The idea for the Welcome Home Soldier Monument came about with something that happened to Keller 34 years after he got back from Vietnam.  He read a book called "Beyond Survival" written by author and speaker Gerald Coffee, also a Vietnam veteran who was a prisoner of war (P.O.W.) for six and a half years in Vietnam.
"I was so impressed with the book that I wrote him a letter and said, 'If you're ever around this area, I'd love to come to listen to you speak.'  Coffee notified Keller when he was going to speak one time in Springfield, Ill., and invited Keller and his wife as guests.
"I met him before he spoke and introduced myself.  He shook my hand and said, 'Welcome home soldier, thank you for serving your country.'  For 34 years no one had ever done that to me and he was the first one who did.  Imagine, he was a prisoner of war for six and a half years in Vietnam and he was thanking me for my service.  That's when the whole idea for the monument got started." Keller said.

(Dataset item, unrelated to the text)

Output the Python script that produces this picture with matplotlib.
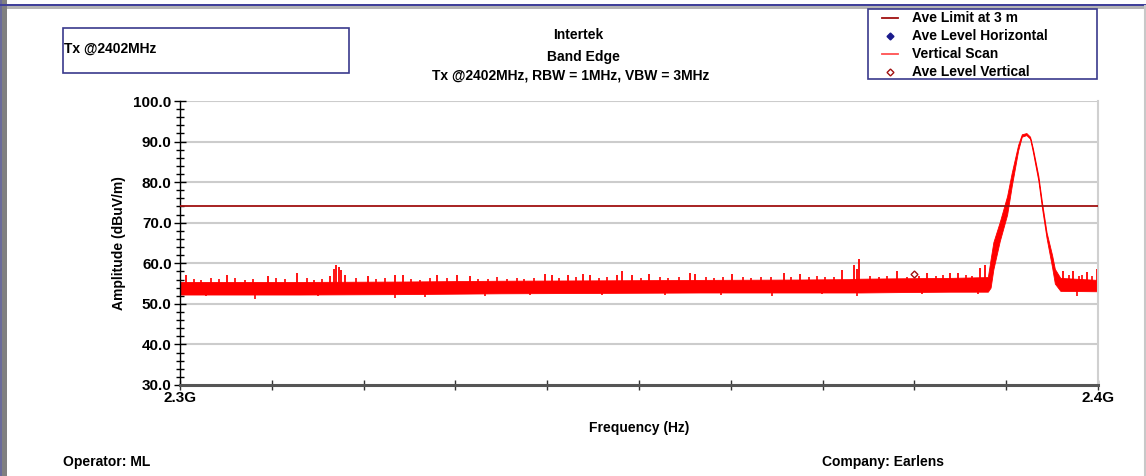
import matplotlib
matplotlib.use("Agg")
import matplotlib.pyplot as plt
from matplotlib.patches import Rectangle
from matplotlib.lines import Line2D
from matplotlib.ticker import FixedLocator, MultipleLocator, FixedFormatter

plt.rcParams['font.family'] = ['Liberation Sans', 'DejaVu Sans']
plt.rcParams['font.weight'] = 'bold'

# vertical scan envelope (MHz, low dBuV/m, high dBuV/m)
scan_freq = [2300.0, 2313.1, 2324.0, 2334.9, 2345.8,
             2356.6, 2367.5, 2373.0, 2374.1, 2378.4, 2383.9, 2388.0, 2388.3,
             2388.6, 2389.3, 2390.1, 2390.6, 2391.3, 2391.7, 2392.2, 2392.6,
             2392.9, 2393.5, 2393.9, 2394.4, 2395.0, 2395.3, 2395.9, 2400.0]
scan_low = [52.3, 52.3, 52.4, 52.6, 52.7,
            52.8, 52.8, 52.8, 52.8, 52.9, 53.0, 53.0, 54.0,
            58.5, 65.5, 72.0, 79.0, 87.8, 91.2, 91.6, 90.7,
            87.5, 80.4, 73.6, 66.2, 59.0, 55.0, 53.2, 53.1]
scan_high = [55.4, 55.4, 55.5, 55.7, 55.8,
             55.9, 56.0, 56.1, 56.2, 56.3, 56.4, 56.6, 61.0,
             65.2, 70.2, 76.6, 82.3, 89.2, 91.8, 92.1, 91.2,
             88.4, 81.6, 75.0, 67.6, 62.0, 58.6, 56.4, 55.9]

# individual noise spikes visible above / below the band
spike_up_freq = [2300.7, 2305.1, 2309.6, 2312.7, 2316.3, 2316.8, 2317.0, 2317.3,
                 2317.5, 2318.0, 2320.5, 2323.4, 2324.3, 2328.0, 2330.2, 2331.6,
                 2339.8, 2340.5, 2342.3, 2343.9, 2344.7, 2347.6, 2348.1, 2349.2,
                 2351.1, 2355.6, 2356.1, 2360.1, 2365.8, 2367.5, 2372.1, 2373.4,
                 2373.7, 2374.0, 2378.1, 2381.4, 2383.9, 2384.7, 2387.1, 2387.7,
                 2396.2, 2397.3, 2398.8, 2399.9]
spike_up_val = [57.0, 57.0, 56.8, 57.6, 56.8, 58.6, 59.6, 59.2,
                58.4, 57.0, 56.8, 57.0, 57.0, 57.2, 57.0, 56.8,
                57.4, 57.2, 57.2, 57.4, 57.2, 57.0, 58.1, 57.2,
                57.4, 57.7, 57.4, 57.3, 57.7, 57.3, 58.4, 59.6,
                58.6, 61.0, 58.2, 57.6, 57.6, 57.6, 58.8, 59.6,
                58.0, 58.0, 57.8, 58.5]

# smaller ragged spikes along the top edge of the band
spike_small_freq = [2301.5, 2302.3, 2303.4, 2304.2, 2306.0, 2307.1, 2308.0, 2310.5,
                    2311.4, 2313.8, 2314.6, 2315.5, 2319.2, 2321.4, 2322.3, 2325.2,
                    2326.1, 2327.2, 2329.1, 2332.5, 2333.6, 2334.5, 2335.6, 2336.7,
                    2337.5, 2338.6, 2341.3, 2343.1, 2345.6, 2346.5, 2350.2, 2352.3,
                    2353.2, 2354.4, 2357.3, 2358.2, 2359.2, 2361.3, 2362.2, 2363.3,
                    2364.4, 2366.6, 2368.5, 2369.4, 2370.3, 2371.2, 2375.2, 2376.1,
                    2377.0, 2379.2, 2380.5, 2382.3, 2383.1, 2385.6, 2386.3, 2396.8,
                    2397.9, 2398.3, 2399.3]
spike_small_val = [56.2, 56.0, 56.4, 56.1, 56.3, 56.0, 56.2, 56.4,
                   56.1, 56.3, 56.0, 56.2, 56.3, 56.1, 56.4, 56.2,
                   56.0, 56.3, 56.4, 56.1, 56.2, 56.5, 56.2, 56.4,
                   56.1, 56.3, 56.4, 56.6, 56.3, 56.5, 56.4, 56.6,
                   56.3, 56.5, 56.6, 56.4, 56.7, 56.5, 56.4, 56.7,
                   56.5, 56.6, 56.5, 56.8, 56.6, 56.7, 56.8, 56.6,
                   56.9, 56.7, 56.9, 56.8, 57.0, 57.0, 56.9, 57.2,
                   56.9, 57.1, 56.8]

spike_down_freq = [2302.8, 2308.2, 2315.0, 2323.4, 2326.7, 2333.2, 2338.1, 2346.0,
                   2352.8, 2358.9, 2364.5, 2369.9, 2373.7, 2380.8, 2386.9, 2397.7]
spike_down_val = [51.9, 51.3, 52.0, 51.5, 51.6, 51.9, 52.1, 52.2,
                  52.2, 52.3, 52.0, 52.4, 52.0, 52.4, 52.5, 51.9]

ave_vert_freq = [2380.0]
ave_vert_val = [57.4]
ave_limit = 74.0

W, H = 1146, 476


def fx(x):
    return x / W


def fy(y):
    return 1 - y / H


fig = plt.figure(figsize=(W / 100, H / 100), dpi=100)
fig.patch.set_facecolor('white')

# outer window frame
fig.add_artist(Rectangle((0, 0), fx(7), 1, transform=fig.transFigure,
                         facecolor='#808080', edgecolor='none'))
fig.add_artist(Rectangle((0, 0), fx(2), 1, transform=fig.transFigure,
                         facecolor='#6a6a9a', edgecolor='none'))
fig.add_artist(Rectangle((0, fy(6)), 1, fy(4) - fy(6), transform=fig.transFigure,
                         facecolor='#40409a', edgecolor='none'))
fig.add_artist(Rectangle((fx(7), fy(9)), 1, fy(6) - fy(9), transform=fig.transFigure,
                         facecolor='#b4b4b4', edgecolor='none'))
fig.add_artist(Line2D([fx(1144.5), fx(1144.5)], [0, fy(6)], transform=fig.transFigure,
                      color='#c8c8c8', lw=1.5))

ax = fig.add_axes([fx(180), fy(385), fx(1098) - fx(180), fy(101) - fy(385)])
ax.set_xlim(2300, 2400)
ax.set_ylim(30, 100)

for g in range(40, 101, 10):
    ax.axhline(g, color='#cccccc', lw=1.5, zorder=0)

ax.fill_between(scan_freq, scan_low, scan_high, color='#ff0000', lw=0.6,
                edgecolor='#ff0000', zorder=2)
ax.vlines(spike_up_freq, 54.5, spike_up_val, color='#ff0000', lw=1.3, zorder=2)
ax.vlines(spike_small_freq, 54.5, spike_small_val, color='#ff0000', lw=1.2, zorder=2)
ax.vlines(spike_down_freq, spike_down_val, 54.0, color='#ff0000', lw=1.2, zorder=2)
ax.axhline(ave_limit, color='#a01010', lw=1.3, zorder=3)
ax.plot(ave_vert_freq, ave_vert_val, 'D', ms=3.5, mfc='white', mec='#a01010',
        mew=1.0, zorder=4)

ax.spines['top'].set_visible(False)
ax.spines['right'].set_color('#d0d0d0')
ax.spines['right'].set_linewidth(1.5)
ax.spines['left'].set_color('black')
ax.spines['left'].set_linewidth(1.0)
ax.spines['bottom'].set_color('#555555')
ax.spines['bottom'].set_linewidth(2.2)

ax.yaxis.set_major_locator(MultipleLocator(10))
ax.yaxis.set_minor_locator(MultipleLocator(2))
ax.yaxis.set_major_formatter(plt.FuncFormatter(lambda v, p: f"{v:.1f}"))
ax.tick_params(axis='y', which='major', direction='inout', length=8, width=1,
               pad=2, labelsize=11)
ax.tick_params(axis='y', which='minor', direction='inout', length=6, width=1)

ax.xaxis.set_major_locator(FixedLocator([2300, 2400]))
ax.xaxis.set_major_formatter(FixedFormatter(['2.3G', '2.4G']))
ax.xaxis.set_minor_locator(MultipleLocator(10))
ax.tick_params(axis='x', which='both', direction='inout', length=7, width=1,
               color='#333333', pad=1, labelsize=11)

ax.set_ylabel('Amplitude (dBuV/m)', fontsize=10, fontweight='bold', labelpad=5)
ax.set_xlabel('Frequency (Hz)', fontsize=10, fontweight='bold', labelpad=11)

# header text
fig.text(fx(578), fy(35), 'Intertek', ha='center', va='center', fontsize=10)
fig.text(fx(583), fy(57), 'Band Edge', ha='center', va='center', fontsize=10)
fig.text(fx(571), fy(75), 'Tx @2402MHz, RBW = 1MHz, VBW = 3MHz', ha='center',
         va='center', fontsize=10)

# note box
fig.add_artist(Rectangle((fx(63), fy(73)), fx(349) - fx(63), fy(28) - fy(73),
                         transform=fig.transFigure, facecolor='white',
                         edgecolor='#3a3a8c', lw=1.2))
fig.text(fx(64), fy(49), 'Tx @2402MHz', ha='left', va='center', fontsize=10)

# legend box
fig.add_artist(Rectangle((fx(868), fy(79)), fx(1097) - fx(868), fy(9) - fy(79),
                         transform=fig.transFigure, facecolor='white',
                         edgecolor='#3a3a8c', lw=1.2))
rows = [18, 36, 54, 72]
labels = ['Ave Limit at 3 m', 'Ave Level Horizontal', 'Vertical Scan', 'Ave Level Vertical']
fig.add_artist(Line2D([fx(882), fx(898)], [fy(rows[0])] * 2, transform=fig.transFigure,
                      color='#a01010', lw=1.3))
fig.add_artist(Line2D([fx(890)], [fy(rows[1])], transform=fig.transFigure,
                      marker='D', ms=3.5, color='#1a1a8c', ls='none'))
fig.add_artist(Line2D([fx(882), fx(898)], [fy(rows[2])] * 2, transform=fig.transFigure,
                      color='#ff5050', lw=1.3))
fig.add_artist(Line2D([fx(890)], [fy(rows[3])], transform=fig.transFigure,
                      marker='D', ms=3.5, mfc='white', mec='#a01010', mew=1.0,
                      ls='none'))
for r, lab in zip(rows, labels):
    fig.text(fx(912), fy(r), lab, ha='left', va='center', fontsize=10)

fig.text(fx(63), fy(462), 'Operator: ML', ha='left', va='center', fontsize=10)
fig.text(fx(822), fy(462), 'Company: Earlens', ha='left', va='center', fontsize=10)

fig.savefig('out.png', dpi=100, facecolor='white')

The venture for building the monument got started nine and a half years ago.  It's a monument that sits on eight acres of land and is meant to honor all veterans, living and dead, for their service no matter where they live.
Keller said he wants the monument to be a history lesson where people can learn about every war the United States has been involved in.  He mentioned his respect for military service and his love for his country.
Three hundred tons of dirt were donated to create a driveway for the monument.  In 2012 a total of 31 pieces of granite weighing 5,000 pounds each were purchased.  In June 2012 they were erected at the site with almost 1,000 men and women's names etched on them.  The men and women either served their country with an honorable discharge or were currently serving in the military at the time.
There are also three flags including the American flag, the POW/MIA flag and the Iowa flag.  Keller said the goal this year is to have 100 American flags flying at a place at the monument called Humble Hero Hill.  Each flagpole will have a different veteran's name on it.
For those who would like to donate to it, Welcome Home Soldier is a 501©(3) non-profit, tax-exempt organization.  Donations to it are all tax deductible.  To donate to it, people can call Keller directly at 641-777-1663.
"I am a better human being for doing this project.  I take it very seriously," Keller said.